Hi Jason,

>>> So it looks like the 4-16 '154 chip and the 2019 will do. But I now need to know what pins to connect to the NTE2019, and what caps I might need. If I'm already using a regulated (for sure, not a cheapy wall wart) power supply with 12 volt output, what resistor do i need for a drop to 5.4volts (that's what my 4x1.5 batteries tested in actuality, and the lights were perfect. If I need to use 6v, as it looks like the NTE2019 requires it, then the resistor value to get me from 12 to 6.)

The 74HC154 and NTE2019 will work from a 6Volt supply and the NTE2019 inputs will be compatable with the 74HC154 at 6Volts.
You cannot drop from +12V to +6V in a controlled way using a resistor, as the lamp loading changed, so would the "6V".
You require a +6V regulator that will step down the +12Vdc from your psu.
If you choose 6V lamps with the lowest wattage rating that suits the psu and +6Vreg,,, remember W=V * I, if the current was say 100mA, this would give 6*0.1=0.6Watt lamp rating
OR you could use 12V lamps and run them from the +12Vpsu and use the +6Vreg just for the logic, [this would be my choice]
Do you plan to link this system to a PIC or MCU?

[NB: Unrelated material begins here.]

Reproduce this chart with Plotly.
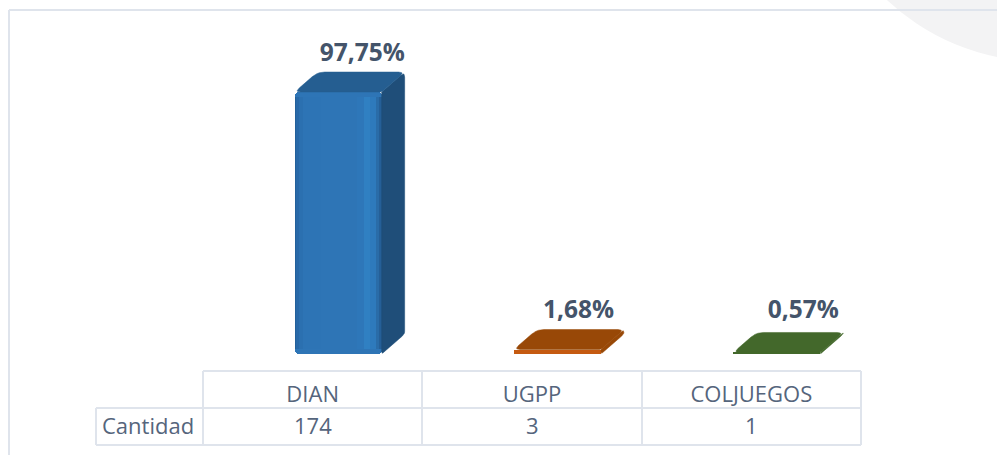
import plotly.graph_objects as go

# ---- data ----
categories = ["DIAN", "UGPP", "COLJUEGOS"]
counts = [174, 3, 1]
percent = [97.75, 1.68, 0.57]
percent_labels = ["97,75%", "1,68%", "0,57%"]
row_label = "Cantidad"

# ---- style ----
W, H = 997, 455
BASE_PX = 354
PX_PER_PCT = 2.68
PX_PER_CAT = 658 / 3
TXT = "#44546A"
TXT_TABLE = "#55657C"
GRID = "#DFE4EC"
FONT = "Open Sans"
top_col = ["#255E91", "#984807", "#43682B"]
side_col = ["#1F4E79", "#984807", "#43682B"]
base_col = ["#2E75B6", "#C55A11", "#43682B"]
strip_edges = [0, .02, .05, .10, .30, .72, .80, .87, .93, .97, 1]
strip_cols = ["#22609A", "#2869A8", "#2B70B0", "#2D74B5", "#2E75B6", "#2E77B9", "#3080C2", "#2E7ABC", "#2A6CA8", "#255F97"]
OFFSET = -18 / PX_PER_CAT
BAR_W = 87 / PX_PER_CAT
DX = 23 / PX_PER_CAT
DY = 20 / PX_PER_PCT
INSET_Y = 5 / PX_PER_PCT
label_dx = [0.226, 0.212, 0.237]
label_dy = [37 / PX_PER_PCT, 38 / PX_PER_PCT, 41 / PX_PER_PCT]


def rounded(pts, radii):
    """Round a polygon's corners; the radii are in screen pixels."""
    sx, sy = PX_PER_CAT, PX_PER_PCT
    P = [(x * sx, y * sy) for x, y in pts]
    n = len(P)
    xs, ys = [], []
    for k in range(n):
        c, a, b = P[k], P[k - 1], P[(k + 1) % n]
        rad = radii[k]
        da = ((a[0] - c[0]) ** 2 + (a[1] - c[1]) ** 2) ** .5
        db = ((b[0] - c[0]) ** 2 + (b[1] - c[1]) ** 2) ** .5
        ra = min(rad, da / 2)
        rb = min(rad, db / 2)
        if ra <= 0 or rb <= 0:
            xs.append(c[0])
            ys.append(c[1])
            continue
        p0 = (c[0] + (a[0] - c[0]) * ra / da, c[1] + (a[1] - c[1]) * ra / da)
        p2 = (c[0] + (b[0] - c[0]) * rb / db, c[1] + (b[1] - c[1]) * rb / db)
        for t in (0, .2, .4, .6, .8, 1):
            xs.append((1 - t) ** 2 * p0[0] + 2 * t * (1 - t) * c[0] + t ** 2 * p2[0])
            ys.append((1 - t) ** 2 * p0[1] + 2 * t * (1 - t) * c[1] + t ** 2 * p2[1])
    return [x / sx for x in xs] + [xs[0] / sx], [y / sy for y in ys] + [ys[0] / sy]


fig = go.Figure()
x_idx = list(range(len(categories)))

# depth faces, computed from the values
for i, v in zip(x_idx, percent):
    l = i + OFFSET
    r = l + BAR_W
    sx, sy = rounded([(r, 0), (r + DX, DY), (r + DX, v + DY), (r, v)], [2, 3, 5, 0])
    fig.add_trace(go.Scatter(x=sx, y=sy, mode="lines", fill="toself", fillcolor=side_col[i],
                             line=dict(color=side_col[i], width=0.5), hoverinfo="skip", showlegend=False))
    tx, ty = rounded([(l, v), (l + DX, v + DY), (r + DX, v + DY), (r, v)], [6, 7, 6, 2])
    fig.add_trace(go.Scatter(x=tx, y=ty, mode="lines", fill="toself", fillcolor=top_col[i],
                             line=dict(color=top_col[i], width=0.5), hoverinfo="skip", showlegend=False))

# front faces: upper half rounded at the top, lower half rounded at the bottom
fig.add_trace(go.Bar(x=x_idx, y=[v / 2 for v in percent], base=[v / 2 for v in percent],
                     width=BAR_W, offset=OFFSET, marker=dict(color=base_col, line_width=0, cornerradius=4),
                     hoverinfo="skip", showlegend=False))
fig.add_trace(go.Bar(x=x_idx, y=[-v / 2 for v in percent], base=[v / 2 for v in percent],
                     width=BAR_W, offset=OFFSET, marker=dict(color=base_col, line_width=0, cornerradius=4),
                     hoverinfo="skip", showlegend=False))

# shading across the tall front face
tall = [(i, v) for i, v in zip(x_idx, percent) if v > 4 * INSET_Y]
for s in range(len(strip_edges) - 1):
    fig.add_trace(go.Bar(
        x=[i for i, _ in tall], y=[v - 2 * INSET_Y for _, v in tall], base=[INSET_Y] * len(tall),
        width=(strip_edges[s + 1] - strip_edges[s]) * BAR_W + 0.002,
        offset=OFFSET + strip_edges[s] * BAR_W,
        marker=dict(color=strip_cols[s], line_width=0, cornerradius=0),
        hoverinfo="skip", showlegend=False))

# percent labels
fig.add_trace(go.Scatter(
    x=[i + d for i, d in zip(x_idx, label_dx)],
    y=[v + d for v, d in zip(percent, label_dy)],
    text=percent_labels, mode="text", textposition="middle center",
    textfont=dict(family=FONT, size=24.5, color=TXT, weight="bold"),
    hoverinfo="skip", showlegend=False))


def px(x):
    return x / W


def py(y):
    return 1 - y / H


shapes = [dict(type="circle", xref="paper", yref="paper", layer="below", line_width=0,
               fillcolor="#F3F3F4", x0=px(816.5), x1=px(1266.5), y0=py(61.5), y1=py(-388.5))]


def line(x0, y0, x1, y1):
    shapes.append(dict(type="line", xref="paper", yref="paper", layer="below",
                       x0=px(x0), y0=py(y0), x1=px(x1), y1=py(y1),
                       line=dict(color=GRID, width=2)))


line(9, 10, 997, 10)
line(9, 10, 9, 455)
for xv in (203, 422, 642, 861):
    line(xv, 371, xv, 445)
line(203, 371, 861, 371)
line(96, 408, 861, 408)
line(96, 445, 861, 445)
line(96, 408, 96, 445)

annotations = [dict(x=i, xref="x", y=py(425), yref="paper", text=str(c), showarrow=False,
                    xanchor="center", yanchor="middle",
                    font=dict(family=FONT, size=22, color=TXT_TABLE))
               for i, c in zip(x_idx, counts)]
annotations.append(dict(x=px(148), xref="paper", y=py(425), yref="paper", text=row_label,
                        showarrow=False, xanchor="center", yanchor="middle",
                        font=dict(family=FONT, size=22, color=TXT_TABLE)))

fig.update_layout(
    width=W, height=H, margin=dict(l=0, r=0, t=0, b=0),
    paper_bgcolor="white", plot_bgcolor="rgba(0,0,0,0)",
    barmode="overlay", bargap=0,
    shapes=shapes, annotations=annotations, showlegend=False,
    xaxis=dict(domain=[px(203), px(861)], range=[-0.5, 2.5], tickmode="array",
               tickvals=x_idx, ticktext=categories, showgrid=False, zeroline=False,
               showline=False, ticks="", ticklabelstandoff=25,
               tickfont=dict(family=FONT, size=22, color=TXT_TABLE)),
    yaxis=dict(domain=[py(BASE_PX), 1], range=[0, BASE_PX / PX_PER_PCT], visible=False),
)
fig.write_html("out.html", config={"displayModeBar": False},
               post_script="document.body.style.margin='0';document.body.style.overflow='hidden';")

>>> The other confusing point to me is the requirement of the "enable gate" in the '154. what is that, and how do I implement it? just tie it to ground?

Yes, connect the Enables G0/1 to 0Volts.

>>> Also, is my electricity running all the way through the contacts, and into the chips, or do i have separate voltage/currents going into the chips for the 4 inputs and the 2019 output voltage/current? sorta like how a relay works, small currents control large isolated ones - will I have two loops? know what i mean? Do I want two loops for better safety?

Did you have to use the metal frame of the cam housing as the common return when you did the battery lamp test??
My only cause for a little concern would be the 'quality' of the contacts on the cam housing when they are conducting the low level currents at +6V, you may have to use pullup resistors on the contacts in order to electrically 'wet' the contacts..
I good clean with meths spirit would be a good idea.

>>> Thats all - as long as it works, and now that I have the two main chips for less than $6, I can rest assured this "new" demux solution will not be more than $20 which is good.

so i really need help with the hookups and identifying any additional parts.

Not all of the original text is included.